El ojo en la pantalla (y 3)
En ciertos casos, la mejor relación con la tecnología es aquella que no se da. Cuando la toxicidad tecnológica –llamémosle tecnotoxicidad, tecnoalergia– ha alcanzado grados ambiguos, se precisa de un cierto grado de renuncia en el sentido ya casi abacial del término. Esto supone crear espacios libres de tecnología como hoy los hay libres del cigarro. Una nueva forma de activismo que promueva enfoques de abstinencia si ello resultase necesario (y lo es: tantos casos perdidos, absorbidos como autistas por los pixeles en fuga). Por lo menos, crear escenarios de sobriedad consistentes, y una especie de dieta tecnológica: poner límites.

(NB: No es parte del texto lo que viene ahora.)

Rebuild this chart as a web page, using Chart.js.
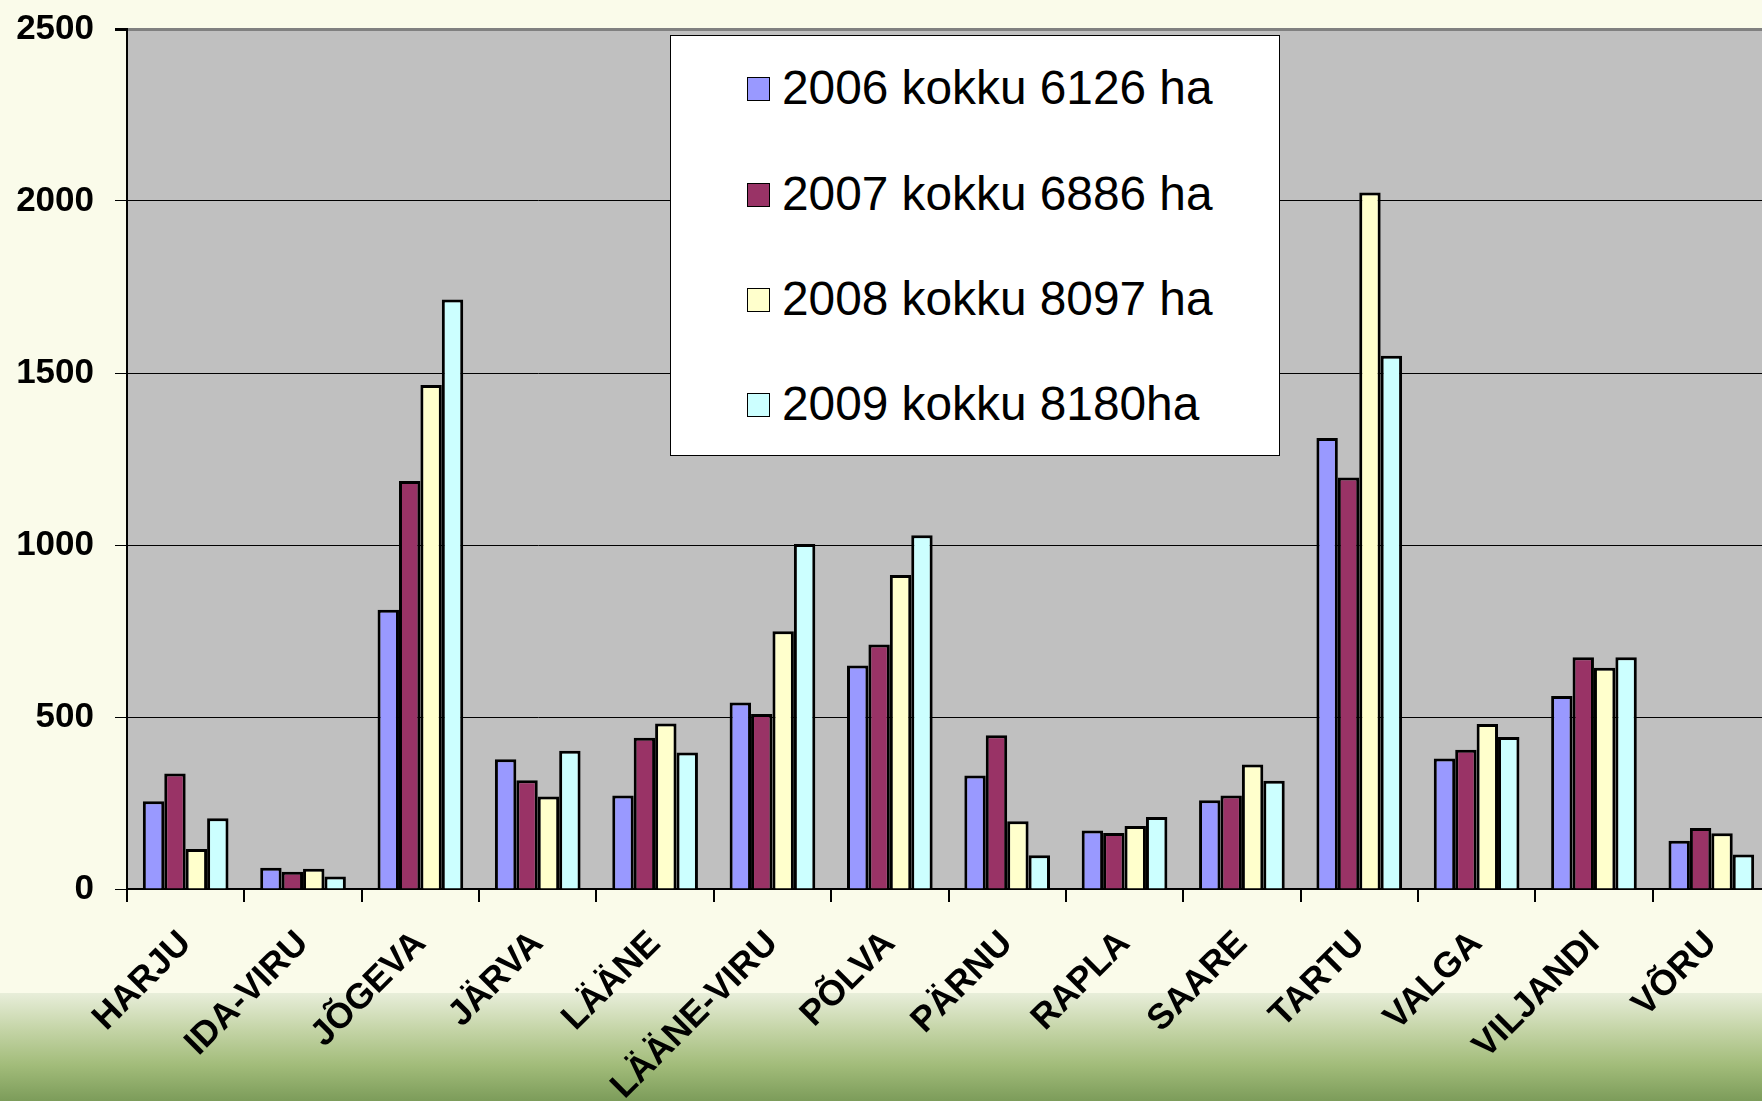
<!DOCTYPE html>
<html>
<head>
<meta charset="utf-8">
<script src="https://cdn.jsdelivr.net/npm/chart.js@4/dist/chart.umd.min.js"></script>
<style>
  html, body { margin: 0; padding: 0; }
  body {
    width: 1762px; height: 1101px; overflow: hidden; position: relative;
    background: linear-gradient(to bottom, #FAFBEA 0px, #FAFBEA 993px, #E8EEDA 993px, #C4D4A6 1030px, #A2BC7A 1065px, #7C9C5A 1101px);
    font-family: "Liberation Sans", Arial, sans-serif;
  }
  #wrap { position: absolute; left: 0; top: 0; width: 1772px; height: 1101px; }
  #legend {
    position: absolute; left: 670px; top: 35px; width: 608px; height: 419px;
    background: #FFFFFF; border: 1px solid #000; z-index: 2;
  }
  .item { position: absolute; left: 0; height: 50px; }
  .sw { position: absolute; left: 76px; width: 21px; height: 22px; border: 1.5px solid #000; }
  .lt { position: absolute; left: 111px; white-space: nowrap; font-size: 47.8px; color: #000; line-height: 50px; top: -1px; }
</style>
</head>
<body>
<div id="wrap"><canvas id="c" width="1772" height="1101"></canvas></div>
<div id="legend"></div>
<script>
const categories = ['HARJU','IDA-VIRU','JÕGEVA','JÄRVA','LÄÄNE','LÄÄNE-VIRU','PÕLVA','PÄRNU','RAPLA','SAARE','TARTU','VALGA','VILJANDI','VÕRU'];
const seriesLabels = ['2006 kokku 6126 ha','2007 kokku 6886 ha','2008 kokku 8097 ha','2009 kokku 8180ha'];
const v2006 = [255, 62, 812, 377, 272, 542, 650, 330, 170, 258, 1311, 379, 561, 140];
const v2007 = [336, 50, 1186, 316, 440, 509, 711, 447, 163, 272, 1196, 405, 674, 177];
const v2008 = [116, 59, 1465, 269, 481, 749, 913, 197, 183, 362, 2025, 480, 643, 162];
const v2009 = [206, 36, 1714, 402, 397, 1003, 1028, 98, 209, 315, 1550, 442, 674, 100];
const yTicks = [0, 500, 1000, 1500, 2000, 2500];
const colors = ['#9999FF', '#993366', '#FFFFCC', '#CCFFFF'];
const seriesValues = [v2006, v2007, v2008, v2009];

const datasets = seriesValues.map((vals, i) => ({
  label: seriesLabels[i],
  data: vals,
  backgroundColor: colors[i],
  borderColor: '#000000',
  borderWidth: 3,
  categoryPercentage: 0.73,
  barPercentage: 1.0
}));

const plotBg = {
  id: 'plotBg',
  beforeDraw(chart) {
    const a = chart.chartArea, ctx = chart.ctx;
    ctx.save();
    ctx.fillStyle = '#C0C0C0';
    ctx.fillRect(a.left, a.top, a.right - a.left, a.bottom - a.top);
    ctx.restore();
  }
};

new Chart(document.getElementById('c'), {
  type: 'bar',
  data: { labels: categories, datasets },
  plugins: [plotBg],
  options: {
    responsive: false,
    animation: false,
    layout: { padding: { top: 29, left: 0, right: 2, bottom: 0 } },
    plugins: { legend: { display: false }, tooltip: { enabled: false } },
    scales: {
      x: {
        offset: true,
        grid: { display: true, offset: true, drawOnChartArea: false, drawTicks: true, tickLength: 13, color: '#000', lineWidth: 2 },
        border: { color: '#000', width: 2 },
        ticks: {
          color: '#000', minRotation: 45, maxRotation: 45, autoSkip: false, padding: 21,
          font: { family: '"Liberation Sans", Arial, sans-serif', size: 35.5, weight: 'bold' }
        },
        afterFit(s) { s.height = 1101 - 889; s.paddingLeft = 0; s.paddingRight = 0; }
      },
      y: {
        min: 0, max: 2500,
        afterBuildTicks(s) { s.ticks = yTicks.map(v => ({ value: v })); },
        grid: {
          color: ctx => (ctx.tick && ctx.tick.value === 2500) ? '#808080' : '#000000',
          lineWidth: ctx => (ctx.tick && ctx.tick.value === 2500) ? 3 : 1,
          tickColor: '#000', tickLength: 12, drawTicks: true
        },
        border: { color: '#000', width: 2 },
        ticks: {
          color: '#000', padding: 21,
          callback: v => String(v),
          font: { family: '"Liberation Sans", Arial, sans-serif', size: 35, weight: 'bold' }
        },
        afterFit(s) { s.width = 127; s.paddingTop = 0; s.paddingBottom = 0; }
      }
    }
  }
});

// HTML legend built from the series
const legend = document.getElementById('legend');
const rowCenters = [53, 159, 264, 369];
seriesLabels.forEach((lab, i) => {
  const it = document.createElement('div');
  it.className = 'item';
  it.style.top = (rowCenters[i] - 25) + 'px';
  const sw = document.createElement('div');
  sw.className = 'sw';
  sw.style.background = colors[i];
  sw.style.top = '13px';
  const t = document.createElement('div');
  t.className = 'lt';
  t.textContent = lab;
  it.appendChild(sw); it.appendChild(t);
  legend.appendChild(it);
});
</script>
</body>
</html>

Decisión radical en pos del bienestar y de la regeneración de la presencia, que nuestras computadoras y pantallas nos han quitado.
Todo ello sin crear una nostalgia o una modalidad de hipismo pretecnológico. No es cuestión de evadir las responsabilidades de nuestra ya adquirida naturaleza androidal. A lo que se apunta es a generar comunidades conscientes de usuarios. En esta dirección –la de asumir una relación despierta con la tecnología– la conferencia Wisdom 2.0 ha dado un salto fulminante. Inició hace aproximadamente un año en Sillicon Valley, con “líderes de la tecnologia, maestros zen, neurocientíficos, y académicos para explorar cómo podemos vivir con significado y sabiduría más profundos en este rica era tecnológica”. Se agrega, en el sitio web, que el reto consiste en vivir conectados de formas que promuevan nuestro bienestar, que sean efectivos en nuestro trabajo, y útiles al mundo. A finales de este mes se celebra una nueva edición de la conferencia.
Como yo lo veo, no hay por qué darle todo nuestro poder al ojo en la pantalla. No debemos olvidar al fin ese –otro– ojo que existe conciencia adentro, y de donde todo –es decir: satélites, mensajes de texto, consolas pórtatiles, smartphones, energía fotovoltaica, servicios de GPS, streaming, metaversos, y lo que ustedes quieran– ha emanado.